**Instruction:**
The line holding "from matplotlib.patches import Rectangle" is the last one to output; start at the first line of the data, keep every line in between exactly, and leave out pictures.

— start of Raw data —

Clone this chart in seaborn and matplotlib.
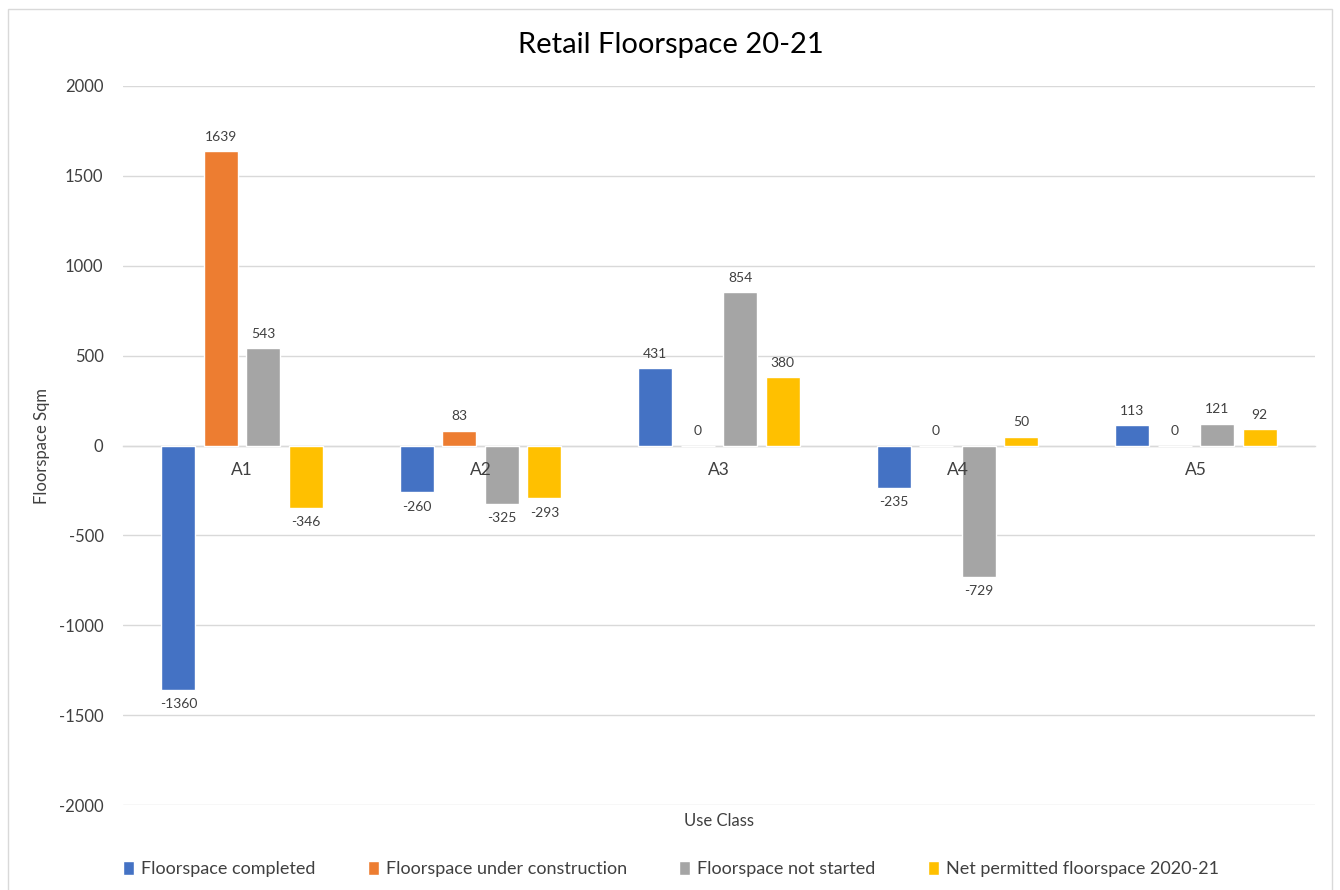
import matplotlib
matplotlib.use("Agg")
import matplotlib.pyplot as plt
import seaborn as sns
import pandas as pd
from matplotlib.patches import Rectangle

categories = ["A1", "A2", "A3", "A4", "A5"]
series = ["Floorspace completed", "Floorspace under construction",
          "Floorspace not started", "Net permitted floorspace 2020-21"]
completed = [-1360, -260, 431, -235, 113]
under_construction = [1639, 83, 0, 0, 0]
not_started = [543, -325, 854, -729, 121]
net_permitted = [-346, -293, 380, 50, 92]
colors = ["#4472C4", "#ED7D31", "#A5A5A5", "#FFC000"]
yticks = [-2000, -1500, -1000, -500, 0, 500, 1000, 1500, 2000]

rows = []
for s, vals in zip(series, [completed, under_construction, not_started, net_permitted]):
    for c, v in zip(categories, vals):
        rows.append({"Use Class": c, "Series": s, "Value": v})
df = pd.DataFrame(rows)

sns.set_theme(style="white")
plt.rcParams["font.family"] = ["Lato", "DejaVu Sans"]

W, H = 1340, 890
left, right, top, bottom = 123, 1315, 86, 805
fig = plt.figure(figsize=(13.4, 8.9), dpi=100)
ax = fig.add_axes([left / W, 1 - bottom / H, (right - left) / W, (bottom - top) / H])

sns.barplot(data=df, x="Use Class", y="Value", hue="Series", hue_order=series,
            palette=colors, width=0.714, gap=0.2, ax=ax, legend=True,
            errorbar=None, saturation=1, zorder=3)

for cont in ax.containers:
    ax.bar_label(cont, fmt="%d", padding=6, fontsize=10, color="#404040")

ax.set_ylim(-2000, 2000)
ax.set_xlim(-0.5, 4.5)
ax.set_yticks(yticks)
ax.set_yticklabels([str(t) for t in yticks], fontsize=12, color="#404040")
ax.yaxis.grid(True, color="#D9D9D9", linewidth=1)
ax.set_axisbelow(True)
ax.yaxis.set_zorder(0.5)
ax.xaxis.set_zorder(4)
for sp in ["left", "right", "top"]:
    ax.spines[sp].set_visible(False)
ax.spines["bottom"].set_position(("data", 0))
ax.spines["bottom"].set_color("#D9D9D9")
ax.spines["bottom"].set_linewidth(1)
ax.spines["bottom"].set_zorder(2)
ax.tick_params(axis="both", length=0)
ax.tick_params(axis="y", pad=14)
ax.tick_params(axis="x", pad=12, labelsize=12.5, labelcolor="#404040")
ax.set_xlabel("")
ax.set_ylabel("")

fig.text(671 / W, 1 - 45 / H, "Retail Floorspace 20-21", ha="center", va="center",
         fontsize=21, color="#000000")
fig.text((left + right) / 2 / W, 1 - 821 / H, "Use Class", ha="center", va="center",
         fontsize=12, color="#404040")
fig.text(42 / W, 1 - (top + bottom) / 2 / H, "Floorspace Sqm", ha="center", va="center",
         rotation=90, fontsize=12, color="#404040")

handles, labels = ax.get_legend_handles_labels()
ax.get_legend().remove()
fig.legend(handles, labels, loc="center", bbox_to_anchor=(671 / W, 1 - 869 / H),
           ncol=4, frameon=False, fontsize=13, handlelength=0.6, handleheight=0.8,
           handletextpad=0.4, columnspacing=2.9, labelcolor="#404040")

fig.patches.append(Rectangle((8 / W, -0.01), 1324 / W, 1 - 9 / H + 0.01,
                             transform=fig.transFigure,
                             fill=False, edgecolor="#D9D9D9", linewidth=1))

fig.savefig("out.png", dpi=100)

— end of Raw data —

**Response:**
Clone this chart in seaborn and matplotlib.
import matplotlib
matplotlib.use("Agg")
import matplotlib.pyplot as plt
import seaborn as sns
import pandas as pd
from matplotlib.patches import Rectangle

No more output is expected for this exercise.